宋黎翻身,和他面對面,黑夜中他明明什麼都看不見,卻看到她的黑眸亮晶晶的。
“那你為什麼復讀了一年?”
當年許辭保送的是A大的醫學院,學的臨床醫學。宋黎知道他有當醫生的這個情結。
許辭沉默良久,隨後才又輕輕攬住她的腰。
下巴壓在她頭頂,緩慢地吐出一口氣,聲音很輕,“因為當我得知你那時寧願磨破腳也要跑出來的原因之後,我想的是,比起受傷,你應該更害怕壞人。”
我的願望和你的願望一樣,希望每個逃掉的犯人都能繩之以法,讓合法的慾望不被詆譭,美麗的外表聽到的是稱讚,我心愛的女孩永遠光明正大。
第0019章 秘密
半個月前宋黎去過一次聽雨書齋。
門口看著依然冷清,陳雨繁悠然自得地坐在窗邊喝茶。
外面傾盆大雨,她身上溼氣很重,但衣服沒溼,比起兩個月前的狼狽,她這回幸運得多。
宋黎把傘收到門口的塑膠桶,進來討了杯熱茶喝。
“我也不指望你能品出什麼味道,即將繼承百億遺產的人,也不會管這家店的死活。

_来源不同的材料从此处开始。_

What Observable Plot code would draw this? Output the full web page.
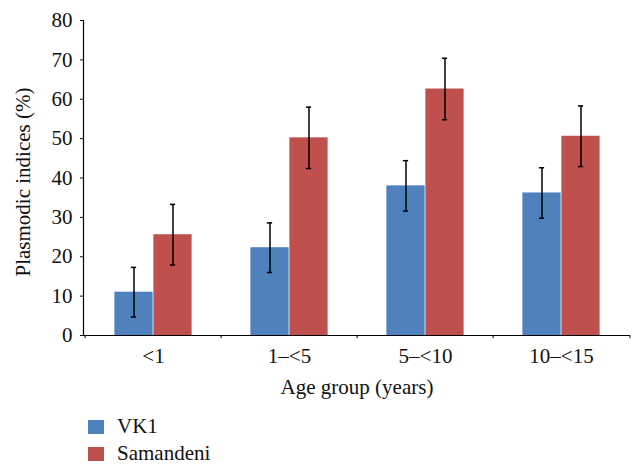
<!DOCTYPE html>
<html>
<head>
<meta charset="utf-8">
<script src="https://cdn.jsdelivr.net/npm/d3@7"></script>
<script src="https://cdn.jsdelivr.net/npm/@observablehq/plot@0.6"></script>
<style>
  body { margin: 0; background: #fff; font-family: "Liberation Serif", serif; }
  #chart { position: relative; width: 644px; height: 474px; overflow: hidden; }
  .legend { position: absolute; left: 88px; top: 413px; font-size: 21px; color: #111; font-family: "Liberation Serif", serif; }
  .legend .item { display: flex; align-items: center; height: 27px; }
  .legend .sw { width: 16px; height: 14px; margin-right: 13px; }
</style>
</head>
<body>
<div id="chart"></div>
<script>
const groups = ["<1", "1\u2013<5", "5\u2013<10", "10\u2013<15"];
const seriesNames = ["VK1", "Samandeni"];
const vk1 = [11.0, 22.3, 38.0, 36.2];
const vk1Err = [6.3, 6.3, 6.4, 6.4];
const samandeni = [25.6, 50.2, 62.6, 50.6];
const samandeniErr = [7.7, 7.8, 7.8, 7.7];
const colors = ["#4f81bd", "#c0504d"];
const yTicks = [0, 10, 20, 30, 40, 50, 60, 70, 80];

const W = 644, H = 400, mL = 83, mR = 14, mT = 20, mB = 65;
const bw = (W - mL - mR) / groups.length;
const barW = 39;
const outer = (bw - 2 * barW) / 2;

const rows = [];
groups.forEach((g, i) => {
  rows.push({group: g, series: seriesNames[0], value: vk1[i], err: vk1Err[i], k: 0});
  rows.push({group: g, series: seriesNames[1], value: samandeni[i], err: samandeniErr[i], k: 1});
});
const r0 = rows.filter(d => d.k === 0), r1 = rows.filter(d => d.k === 1);
const c0 = outer + barW / 2, c1 = outer + barW * 1.5;
const cap = 3;
const font = "Liberation Serif";

const chart = Plot.plot({
  width: W, height: H,
  marginLeft: mL, marginRight: mR, marginTop: mT, marginBottom: mB,
  style: {fontFamily: "'Liberation Serif', serif", fontSize: "21px", color: "#111", background: "#fff"},
  x: {domain: groups, padding: 0, label: null},
  y: {domain: [0, 80], label: null},
  marks: [
    Plot.barY(r0, {x: "group", y: "value", fill: colors[0], insetLeft: outer, insetRight: bw - outer - barW}),
    Plot.barY(r1, {x: "group", y: "value", fill: colors[1], insetLeft: outer + barW, insetRight: outer}),
    Plot.ruleX(r0, {x: "group", y1: d => d.value - d.err, y2: d => d.value + d.err, dx: c0 - bw / 2, stroke: "#000", strokeWidth: 1.5}),
    Plot.ruleX(r1, {x: "group", y1: d => d.value - d.err, y2: d => d.value + d.err, dx: c1 - bw / 2, stroke: "#000", strokeWidth: 1.5}),
    Plot.tickY(r0, {x: "group", y: d => d.value + d.err, insetLeft: c0 - cap, insetRight: bw - c0 - cap, stroke: "#000", strokeWidth: 1.5}),
    Plot.tickY(r0, {x: "group", y: d => d.value - d.err, insetLeft: c0 - cap, insetRight: bw - c0 - cap, stroke: "#000", strokeWidth: 1.5}),
    Plot.tickY(r1, {x: "group", y: d => d.value + d.err, insetLeft: c1 - cap, insetRight: bw - c1 - cap, stroke: "#000", strokeWidth: 1.5}),
    Plot.tickY(r1, {x: "group", y: d => d.value - d.err, insetLeft: c1 - cap, insetRight: bw - c1 - cap, stroke: "#000", strokeWidth: 1.5}),
    Plot.ruleY([0], {stroke: "#000", strokeWidth: 1.2}),
    Plot.frame({anchor: "left", stroke: "#000", strokeWidth: 1.2}),
    Plot.ruleX(groups, {x: d => d, y1: 0, y2: -0.8, dx: -bw / 2, stroke: "#000"}),
    Plot.ruleX(groups.slice(-1), {x: d => d, y1: 0, y2: -0.8, dx: bw / 2, stroke: "#000"}),
    Plot.axisY({ticks: yTicks, tickSize: 3, tickPadding: 8, tickFormat: d => String(d), label: null, fontSize: 21, fontFamily: font}),
    Plot.axisX({tickSize: 0, tickPadding: 13, label: null, fontSize: 21, fontFamily: font}),
    Plot.text(["Age group (years)"], {frameAnchor: "bottom", lineAnchor: "middle", textAnchor: "middle", dy: 52, fontSize: 21, fontFamily: font, fill: "#111"}),
    Plot.text(["Plasmodic indices (%)"], {frameAnchor: "left", lineAnchor: "middle", textAnchor: "middle", dx: -60, dy: 4, rotate: -90, fontSize: 21, fontFamily: font, fill: "#111"})
  ]
});
const root = document.getElementById("chart");
root.appendChild(chart);

const legend = document.createElement("div");
legend.className = "legend";
seriesNames.forEach((s, i) => {
  const item = document.createElement("div");
  item.className = "item";
  const sw = document.createElement("span");
  sw.className = "sw";
  sw.style.background = colors[i];
  const t = document.createElement("span");
  t.textContent = s;
  item.appendChild(sw);
  item.appendChild(t);
  legend.appendChild(item);
});
root.appendChild(legend);
</script>
</body>
</html>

”
陳雨繁淡笑地問她,“說吧,來幹嘛。”
“來拿傘。”
“你不是放門口了嗎?”
“門口那把是我自己的。”宋黎說,“我來拿兩個月前許辭落在這裡的那把。”
過去八九十天了,一把五六十塊錢的雨傘能讓她惦記到現在,陳雨繁也是猜不透她的心思。
“解決了張默,接下來會是誰?”
宋黎問她,“你希望是誰?”
討厭她的人多,但真正得罪她的人不多,何況出國前宋禕已經替她解決不少,像張默這樣的漏網之魚只是少數。
“我怎麼知道。”陳雨繁只是她請的店主,她半開玩笑地說,“我總不能希望你把你的檢察官也送進去,我猜你當時對他應該是又愛又恨的。”
宋黎落在茶杯上的眼神很空洞,外面的雨下得暢快淋漓,但她並沒有感覺到舒服。
“我恨他什麼呢?”
“恨和愛一樣很難找到理由,硬找的話也有,但基本上沒有邏輯可言。你的心理醫生應該也跟你說過,治癒不了的抑鬱症患者會因愛生恨,也能為了減輕心裡的恨意強迫自己去愛不該愛的人。但這兩種情況都是痛苦的。”
“你說的那不是抑鬱症,是有點神經病了。”宋黎這時才牽起唇角,“你不要胡說八道,我們阿辭聽了會難過。”
“我也只是開個玩笑,你好了我當然高興。”
宋黎看到她在看一本閒書,“這是什麼?”
“講人格分裂的。”陳雨繁拿給她看,“前幾天和那個小警官聊天,聽說他們警局原本有個很好的苗子去當了臥底,結果第二人格出來叛變了。人生的軌跡大多時候是失控的。”
宋黎不感興趣,“你對這種奇奇怪怪的病症涉獵可真廣。那個小警官是嶽風?他怎麼又來了?”
想起幾個月前他們鬧得可是很不愉快。
陳雨繁笑而不語,只語氣悠然地開口:“誰不愛姐姐呢。”
助理已經在打電話催,店員把雨傘裝好拿出來,宋黎馬上就要走。
陳雨繁問她:“你不是說不希望他的愛是因為愧疚嗎?九年過去,你的驕傲妥協了嗎,也捨得這份愛變得這麼不純粹?”
許辭遲早會知道這件事,早一點晚一點都一樣。